Spring Budget 2023 pensions tax threshold reforms – what are the implications?
The Chancellor of the Exchequer, Jeremy Hunt, announced significant changes to the personal tax code for pensions.
The Changes taking place from April 6th, 2023:
Annual Allowance (AA) – will rise from £40,000 to £60,000 annually.
Money Purchase Annual Allowance (MPAA) and Tapers Annual Allowance (TAA) will rise from £4,000 to £10,000 per year.
Lifetime Allowance (LTA). LTA will be completely abolished in a future finance Bill.
Pensions Commencement Lump Sum (PCLS). The maximum PCLS for individuals without protections will remain at 25% of the current LTA (£268,275) and will then be frozen.
What are the effects of the changes on individuals?
In its most recent Pension Schemes Newsletter, HMRC clarified the situation, stating that participants with active enhanced or fixed safeguards will be able to accrue new benefits, join other programmes, or move without losing such protections if the application was made by 15 March 2023. Members who have a protected right to a higher PCLS will continue to have that privilege. Despite this, there are still a lot of unanswered concerns, especially around what a Labour government might accomplish.
What are the effects of the changes on employers and trustees?

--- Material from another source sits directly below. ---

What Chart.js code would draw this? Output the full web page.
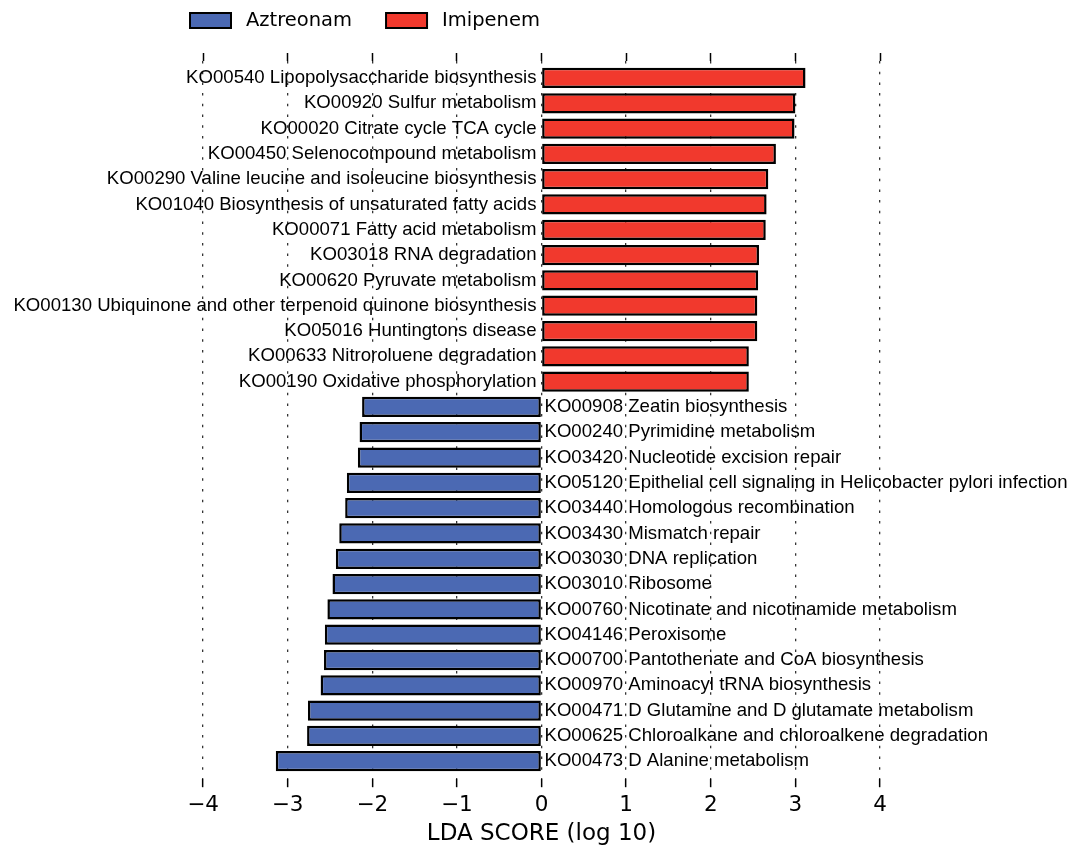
<!DOCTYPE html>
<html>
<head>
<meta charset="utf-8">
<script src="https://cdn.jsdelivr.net/npm/chart.js@4.4.1/dist/chart.umd.min.js"></script>
<style>
  html, body { margin: 0; padding: 0; background: #fff; }
  #wrap { width: 1072px; height: 848px; }
</style>
</head>
<body>
<div id="wrap"><canvas id="ldaChart" width="1072" height="848"></canvas></div>
<script>
// groups
const groupNames = ['Aztreonam', 'Imipenem'];
const groupColors = ['#4b69b3', '#f1392d'];

// Imipenem enriched pathways (top block, positive LDA)
const imipenemPathways = [
    'KO00540 Lipopolysaccharide biosynthesis',
    'KO00920 Sulfur metabolism',
    'KO00020 Citrate cycle TCA cycle',
    'KO00450 Selenocompound metabolism',
    'KO00290 Valine leucine and isoleucine biosynthesis',
    'KO01040 Biosynthesis of unsaturated fatty acids',
    'KO00071 Fatty acid metabolism',
    'KO03018 RNA degradation',
    'KO00620 Pyruvate metabolism',
    'KO00130 Ubiquinone and other terpenoid quinone biosynthesis',
    'KO05016 Huntingtons disease',
    'KO00633 Nitroroluene degradation',
    'KO00190 Oxidative phosphorylation'
];
const imipenemScores = [3.12, 3.00, 2.99, 2.77, 2.68, 2.66, 2.65, 2.57, 2.56, 2.55, 2.55, 2.45, 2.45];

// Aztreonam enriched pathways (bottom block, negative LDA)
const aztreonamPathways = [
    'KO00908 Zeatin biosynthesis',
    'KO00240 Pyrimidine metabolism',
    'KO03420 Nucleotide excision repair',
    'KO05120 Epithelial cell signaling in Helicobacter pylori infection',
    'KO03440 Homologous recombination',
    'KO03430 Mismatch repair',
    'KO03030 DNA replication',
    'KO03010 Ribosome',
    'KO00760 Nicotinate and nicotinamide metabolism',
    'KO04146 Peroxisome',
    'KO00700 Pantothenate and CoA biosynthesis',
    'KO00970 Aminoacyl tRNA biosynthesis',
    'KO00471 D Glutamine and D glutamate metabolism',
    'KO00625 Chloroalkane and chloroalkene degradation',
    'KO00473 D Alanine metabolism'
];
const aztreonamScores = [-2.12, -2.15, -2.17, -2.30, -2.32, -2.39, -2.43, -2.47, -2.53, -2.56, -2.57, -2.61, -2.76, -2.77, -3.14];

// x axis ticks
const xTickMin = -4;
const xTickMax = 4;
const axisTitle = 'LDA SCORE (log 10)';

// rows: imipenem on top, aztreonam below
const imipenemRows = imipenemScores.map((v, i) => ({ x: v, y: i }));
const aztreonamRows = aztreonamScores.map((v, i) => ({ x: v, y: imipenemScores.length + i }));

// pathway names next to the zero line
const barLabels = {
    id: 'barLabels',
    afterDatasetsDraw(chart) {
        const ctx = chart.ctx;
        const x0 = chart.scales.x.getPixelForValue(0);
        ctx.save();
        ctx.font = '18.6px "Liberation Sans", Arial, sans-serif';
        ctx.fillStyle = '#000';
        ctx.textBaseline = 'middle';
        chart.data.datasets.forEach((ds, di) => {
            chart.getDatasetMeta(di).data.forEach((bar, i) => {
                const positive = ds.data[i].x > 0;
                ctx.textAlign = positive ? 'right' : 'left';
                ctx.fillText(ds.names[i], positive ? x0 - 5 : x0 + 3, bar.y);
            });
        });
        ctx.restore();
    }
};

// legend row above the plot
const topLegend = {
    id: 'topLegend',
    afterDraw(chart) {
        const ctx = chart.ctx;
        let x = 190;
        ctx.save();
        ctx.font = '19.5px "DejaVu Sans"';
        ctx.textBaseline = 'middle';
        chart.data.datasets.forEach(ds => {
            ctx.fillStyle = ds.backgroundColor;
            ctx.fillRect(x, 13, 41, 15);
            ctx.lineWidth = 2;
            ctx.strokeStyle = '#000';
            ctx.strokeRect(x, 13, 41, 15);
            ctx.fillStyle = '#000';
            ctx.textAlign = 'left';
            ctx.fillText(ds.label, x + 56, 21);
            x += 56 + ctx.measureText(ds.label).width + 34;
        });
        ctx.restore();
    }
};

const barStyle = {
    borderColor: '#000',
    borderWidth: 2.5,
    borderSkipped: false,
    grouped: false,
    barPercentage: 0.8,
    categoryPercentage: 1
};

new Chart(document.getElementById('ldaChart'), {
    type: 'bar',
    data: {
        datasets: [
            Object.assign({ label: groupNames[0], data: aztreonamRows, names: aztreonamPathways, backgroundColor: groupColors[0] }, barStyle),
            Object.assign({ label: groupNames[1], data: imipenemRows, names: imipenemPathways, backgroundColor: groupColors[1] }, barStyle)
        ]
    },
    options: {
        indexAxis: 'y',
        responsive: false,
        animation: false,
        layout: { padding: { left: 203, right: 192, top: 53, bottom: 2 } },
        plugins: { legend: { display: false }, tooltip: { enabled: false } },
        scales: {
            x: {
                type: 'linear',
                position: 'bottom',
                min: xTickMin,
                max: xTickMax,
                grid: { color: '#333', lineWidth: 1.3, tickColor: '#000', tickWidth: 1.5, tickLength: 8, tickBorderDash: [] },
                border: { display: false, dash: [2.5, 8.2] },
                ticks: {
                    stepSize: 1,
                    padding: 5,
                    color: '#000',
                    font: { family: 'DejaVu Sans', size: 21.5 },
                    callback: v => v < 0 ? '\u2212' + Math.abs(v) : String(v)
                },
                title: {
                    display: true,
                    text: axisTitle,
                    color: '#000',
                    font: { family: 'DejaVu Sans', size: 23, lineHeight: 1 },
                    padding: { top: 0, bottom: 0 }
                }
            },
            xTop: {
                type: 'linear',
                axis: 'x',
                position: 'top',
                min: xTickMin,
                max: xTickMax,
                grid: { drawOnChartArea: false, tickColor: '#000', tickWidth: 1.5, tickLength: 8 },
                border: { display: false },
                ticks: { display: false, stepSize: 1 }
            },
            y: {
                type: 'linear',
                min: -0.67,
                max: 27.71,
                reverse: true,
                offset: false,
                display: false,
                grid: { offset: false },
                ticks: { stepSize: 1, includeBounds: false }
            }
        }
    },
    plugins: [barLabels, topLegend]
});
</script>
</body>
</html>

While the announcements of the Chancellor’s reforms will be welcome news for some, the unanswered questions will leave many wary. Pensions is a long-term financial planning tool, so individuals need reliable and consistent rules in order to plan effectively. Ultimately, the devil will be in the detail. Some (but not all) of that will be introduced in future Finance Bills, and (relative) certainty may not be achieved until after the next general election.